La RAE asegura que auricular es: «En los aparatos telefónicos y, en general, en todos los empleados para percibir sonidos, parte de ellos o pieza aislada que se aplica a los oídos». Pero yo, dado a toquetear las definiciones, estoy convencido de que este artilugio, manejado en plural, es mucho más.
Cuando era niño, en la España de tonos grises, veía a los padres de familia con sus bigotitos y su transistor. Algunos llevaban un auricular en la oreja más próxima a la esposa, alejándose de cualquier perturbación femenina. El hijo reglamentario —en aquella época— solía preguntar de cuando en cuando cómo iba el Betis.

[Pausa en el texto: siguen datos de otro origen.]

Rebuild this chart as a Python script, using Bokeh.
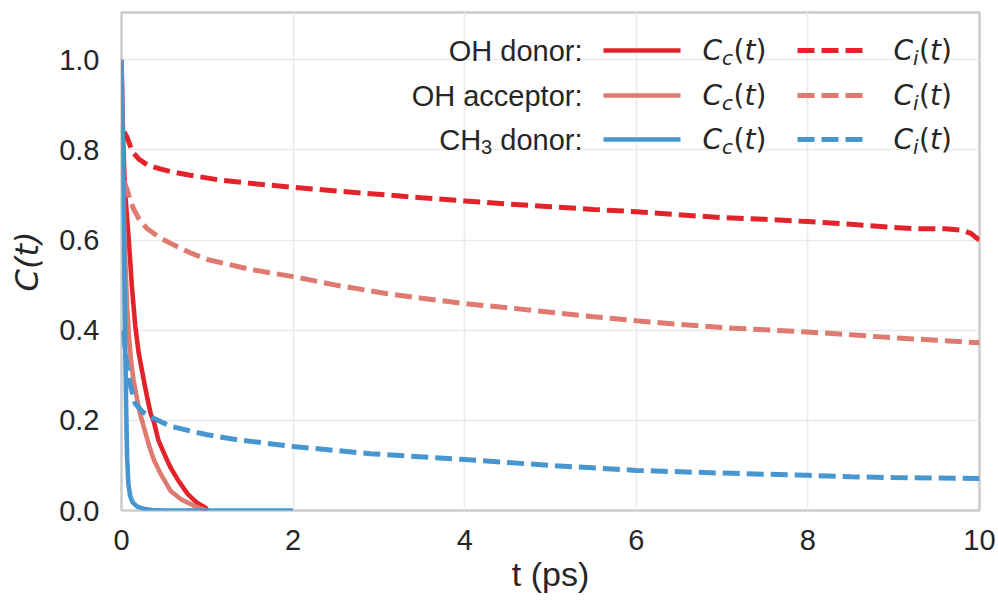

Como siempre, solía ser la respuesta. El Betis era como la nación, uno —único—, grande —en nuestros corazones— y libre. Libre de toda responsabilidad de ganar un torneo porque lo amábamos «manque» perdiese.
Después llegaron los aparatos de música portátiles y los auriculares estéreo. Ahí comienza todo para mí. Un día descubrí que aquel vibrante invento aislaba casi por completo. Podía estudiar sin escuchar el roce de las zapatillas con el parqué o los gritos vecinos. Podía dormitar oyendo música. Podía viajar en el tren sin aprenderme la vida de los viajeros del mismo departamento. Aquella joya me abría un mundo de posibilidades: mi mundo.
Nunca fui muy sociable, pero con el paso de los años comprobé que aquel recurso tenía una debilidad. Impedía la observación. Algo decisivo para quien pretende plasmar en el papel la vida, real o imaginaria, de personas de carne y hueso. Me alejé de los auriculares. Me volví comunicativo, amable. Incluso llegué a apreciar el placer de la conversación, de las conversaciones.
Mi enfermedad —el síndrome de fatiga crónica del que he hablado en ocasiones— me ha traído en los últimos tiempos, sin embargo, una perturbación inesperada. He adquirido un superpoder y estoy en negociaciones con la firma Marvel para ver cómo lo gestionamos: hipersensibilidad acústica. Lo oigo todo. Me río del prestigioso oído del tísico. Me río de los sonotones de andar por casa que anuncian en la televisión a las tantas de la madrugada. Y, desesperado, lloro al comprobar que Madrid es una ciudad muy ruidosa, que los madrileños son hijos, hermanos y padres de la estridencia.
Conclusión: he vuelto a los auriculares. ¿Y qué hay de la literatura?, os preguntaréis. Me dedicaré a la novela histórica, qué remedio.